How you intend to use your projector is the greatest contributing factor in deciding what kind of projector you need. Four of our projectors are rear-projection displays, this radically altered the light output (lumens) we needed to get a clear picture. It also changed the distance between the projector and the screen (the throw of the projector). This changed the kind of lens we needed to use.
Get some help!
All of these terms should be understood, but for most of us who work in churches, we are not experts in these complex and fast moving fields. It is critical if you are spending significant money on a projector, or projectors, that you get the advice and input of a professional.
There are great local audio/video install companies all around the country, who deal with multiple suppliers and end users and can help to guide you in these critical decisions. Understand that the money you spend seeking help from these companies is an investment that will pay off in both the quality and life of your projector. Here in Tulsa, we work with Ford AV and Integrity Sound and Lighting on a regular basis.
Five things you are not thinking about - but, you should be.
So you can look around the Internet and find more information on these ideas. I'd like to offer some more unusual topics for discussion.
Number 1 - Do you need one?
The first question you really should ask: Is a projector the right tool for the job? Technology has certainly improved the quality and use of the projector, but it has also given us huge thin TVs that have remarkable picture quality. Then there are LED screens that continue to drop in price and increase in quality. LED and TVs both allow for much higher ambient light in the room, both have incredible picture quality.
I believe you should ask yourself the question what does this medium of communication (a projector, LED screen or TV) communicate without me giving it content? A projector and the image it creates disappears when it is turned off.
In our main sanctuary, we use five projectors for Environmental Projection, where we display content on the walls that wraps around the congregation. When I stop the projection, this image that engulfed the congregation disappears, and the room is returned to its normal look. If I had covered the walls in LED screens, when the image stopped I have a wall, covered in LED screens. It would be a strange looking environment. TVs surround us, in our homes, in shops, in restaurants, they call us to look at them even when they are off. They fill our lives with images both good and bad, but this familiarity also can create an environment where we feel comfortable. Remember the wise words of Malcom GladwellThe medium is the message.
Number 2 Placement
I mentioned earlier we have several projectors that are rear projection. This means the projector is behind the screen, out of sight. There are advantages the lower levels of ambient light mean less lumens are needed. And of course, there are disadvantages the space needed is usually large or special lens are needed for the shorter throw of the image. The placement of the projector will decide how big your final image is and what kind of lens will be needed. In addition to this, it's important to consider how loud the projectors will be. Projectors get hot and they have fans too cool them down, these fans can make significant amounts of sound.

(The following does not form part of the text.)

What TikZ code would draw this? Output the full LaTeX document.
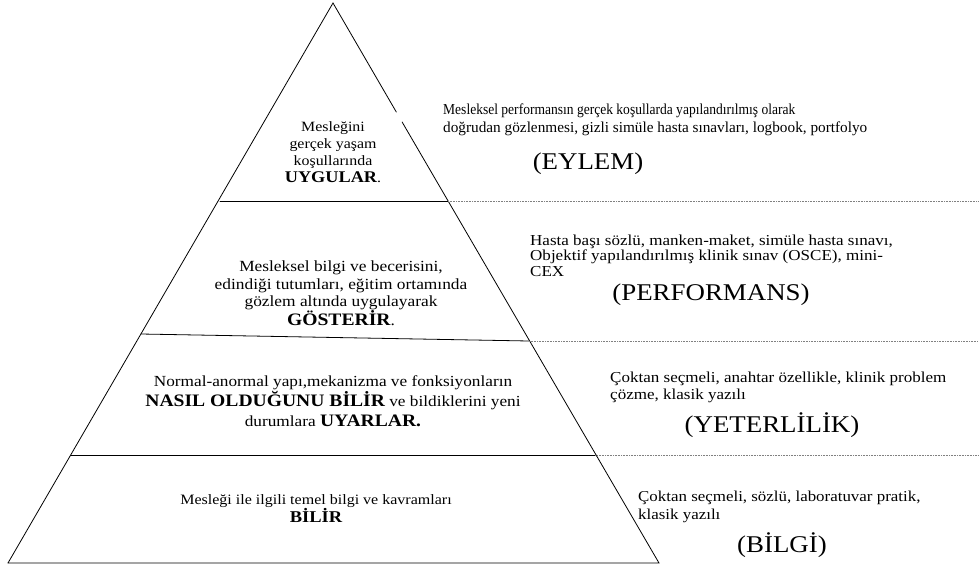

One additional consideration: do you want the fans to be visible to your congregation? It was important to many in our congregation that the projectors be as invisible as possible, as to not spoil the look of the room with too much technology.
Number 3 Access
Projectors need to be serviced. They need to be cleaned. They need new filters. They need new bulbs. From time to time, they may need to be adjusted. To do all this, you need to be able access them and work on them. I have two projectors that are 40 feet up, attached to the roof accessible only by a genie lift.
These are not my favorite projectors. A significant help in the maintenance of these projectors is the Digital Projection software that allows me to monitor the life of the bulbs and make adjustments while keeping both feet on the ground. I can assure you it is worthwhile to seek out projectors that allow this kind of remote network control.
Number 4 Mounting
Your projector will sit on or hang from something. It is critical that this thing it is sitting on or hanging from, does not move! The troublemaking projectors I mentioned in the previous section are suspended from the roof. When it gets windy in Oklahoma, which is all the time, our building moves, ever so slightly.
This causes the image that the projectors are showing, to shake violently. It only takes a millimeter of movement at the projector to shake the image significantly. We have had to turn them off on a few occasions because of high winds. So be sure that when you mount them, you have taken into account all possible movement.
Number 5 The cost over the full life of the projector
Projectors aren't cheap to buy and so we are always careful to get the best deal available at the time we purchase a projector, but just like a car or a printer, you need to think about the cost over the life of the projector. How often does it need a new bulb and how much do those bulbs cost?
How frequently does it need to be serviced and who is able to service the unit and how much will that cost?
I think it is also wise to give some thought to how long you think you want the unit to last. What is your expectation for how many years you might use it? What might you do with it when that time is up? Will you sell it? Use it in a different context?
This kind of thinking helps to shape your idea of what kind of investment you should make.
I believe a projector is a great investment and a great tool to use in a variety of ways. I suggest you take your time, do your research and seek guidance. I hope I have been able to shed a little light on your decision.